The study by Australian researchers shows that each hour of TV viewing also increases your risk of dying from cancer by nine per cent.

Overall, each hour spent in front of TV increases your risk of death by 11 per cent.

Not only watching TV, but also doing sedentary jobs - sitting at the desk or in front of a computer - is equally dangerous for your health, according to the study.

As part of their study, the Australian researchers chose 8,800 people - 3,846 men and 4,954 women above 25 years of age - with no cardiovascular problems.

They grouped them into three categories on the basis of their television-viewing habits - those who watched TV less than two hours a day, those who watched it between two and four hours, and those who watched more than four hours.

During the next six years, 284 of them died - 87 from cardiovascular disease and 125 from cancer.

The researchers found that there was modest link between cancer deaths and television viewing. But the link between the time spent watching television and cardiovascular deaths was very direct and strong.

Overall, they found, there was a strong link with death from all sedentary causes, regardless of other lifestyle factors such as smoking, high blood pressure, high blood cholesterol and obesity.

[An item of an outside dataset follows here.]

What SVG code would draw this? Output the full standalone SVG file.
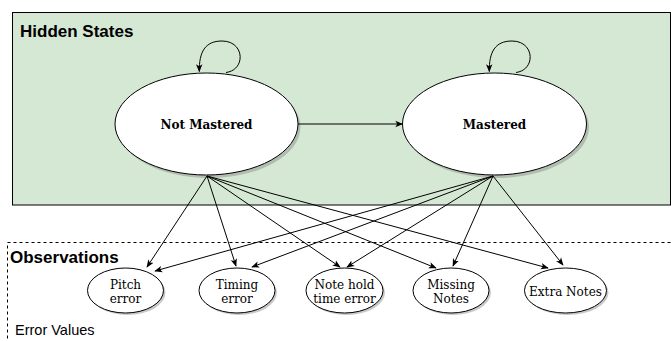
<svg xmlns="http://www.w3.org/2000/svg" width="671" height="341" viewBox="0 0 671 341">
<style>
.st{font-family:"DejaVu Serif",serif;font-weight:bold;font-size:12px;text-anchor:middle}
.ob{font-family:"DejaVu Serif",serif;font-size:12px;text-anchor:middle}
.big{fill:#fff;stroke:#000;stroke-width:1}
.shadow{fill:#888;opacity:0.45}
.edge{fill:none;stroke:#000;stroke-width:1;marker-end:url(#ah)}
.title{font-family:"Liberation Sans",Arial,sans-serif;font-weight:bold;fill:#000}
</style>
<defs>
<marker id="ah" viewBox="0 0 10 10" refX="9" refY="5" markerWidth="8" markerHeight="8" markerUnits="userSpaceOnUse" orient="auto">
<path d="M0,1 L10,5 L0,9 L2.5,5 Z" fill="#000"/>
</marker>
</defs>
<rect width="671" height="341" fill="#fff"/>
<g id="hidden-states">
<rect x="12.5" y="12.5" width="658" height="192.5" fill="#d5e8d4" stroke="#000" stroke-width="1"/>
<text class="title" x="20" y="37" font-size="17">Hidden States</text>
</g>
<g id="observations">
<rect x="7.5" y="242.5" width="670" height="110" fill="none" stroke="#000" stroke-width="1" stroke-dasharray="3,3"/>
<text class="title" x="10" y="263" font-size="17">Observations</text>
<text x="15" y="335" font-family="Liberation Sans,Arial,sans-serif" font-size="14.5" fill="#000">Error Values</text>
</g>
<g id="not-mastered">
<ellipse class="shadow" cx="209" cy="127" rx="91.5" ry="51"/>
<ellipse class="big" cx="206.5" cy="124" rx="91.5" ry="51"/>
<text class="st" x="206.5" y="129">Not Mastered</text>
</g>
<g id="mastered">
<ellipse class="shadow" cx="497" cy="127" rx="92" ry="51"/>
<ellipse class="big" cx="494.5" cy="124" rx="92" ry="51"/>
<text class="st" x="494.5" y="129">Mastered</text>
</g>
<g id="pitch-error">
<ellipse class="shadow" cx="127.5" cy="292.5" rx="38" ry="22.5"/>
<ellipse class="big" cx="125.5" cy="290.5" rx="38" ry="22.5"/>
<text class="ob" x="125.5" y="289">Pitch</text>
<text class="ob" x="125.5" y="303">error</text>
</g>
<g id="timing-error">
<ellipse class="shadow" cx="239" cy="292.5" rx="38" ry="22.5"/>
<ellipse class="big" cx="237" cy="290.5" rx="38" ry="22.5"/>
<text class="ob" x="237" y="289">Timing</text>
<text class="ob" x="237" y="303">error</text>
</g>
<g id="note-hold-time-error">
<ellipse class="shadow" cx="346.5" cy="292.5" rx="38.5" ry="22.5"/>
<ellipse class="big" cx="344.5" cy="290.5" rx="38.5" ry="22.5"/>
<text class="ob" x="344.5" y="289">Note hold</text>
<text class="ob" x="344.5" y="303">time error</text>
</g>
<g id="missing-notes">
<ellipse class="shadow" cx="453" cy="292.5" rx="38" ry="22.5"/>
<ellipse class="big" cx="451" cy="290.5" rx="38" ry="22.5"/>
<text class="ob" x="451" y="289">Missing</text>
<text class="ob" x="451" y="303">Notes</text>
</g>
<g id="extra-notes">
<ellipse class="shadow" cx="567.5" cy="292.5" rx="41" ry="22.5"/>
<ellipse class="big" cx="565.5" cy="290.5" rx="41" ry="22.5"/>
<text class="ob" x="565.5" y="296">Extra Notes</text>
</g>
<g id="connectors">
<path class="edge" d="M226,72.5 C246,70 245,41 222,41 C205,41 199,52 199.3,71.5"/>
<path class="edge" d="M516,72.5 C536,70 535,41 512,41 C495,41 489,52 489.3,71.5"/>
<path class="edge" d="M298,124 L402.5,124"/>
<path class="edge" d="M207,176 L147,267"/>
<path class="edge" d="M207,176 L236,266"/>
<path class="edge" d="M207,176 L340,267"/>
<path class="edge" d="M207,176 L436,268"/>
<path class="edge" d="M207,176 L548,268"/>
<path class="edge" d="M493,176 L155,271"/>
<path class="edge" d="M493,176 L252,267"/>
<path class="edge" d="M493,176 L347,267"/>
<path class="edge" d="M493,176 L453,266"/>
<path class="edge" d="M493,176 L563,265"/>
</g>
</svg>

According to study author David Dunstan, who heads the Physical Activity Laboratory at the Baker IDI Heart and Diabetes Institute in Victoria, (Australia), the human body is designed for activity, not for long periods of sitting.

"Technological, social, and economic changes mean that people don't move their muscles as much as they used to. Consequently, the levels of energy expenditure as people go about their lives continue to shrink,'' he said.

The study has been published in Circulation, a journal of the American Heart Association.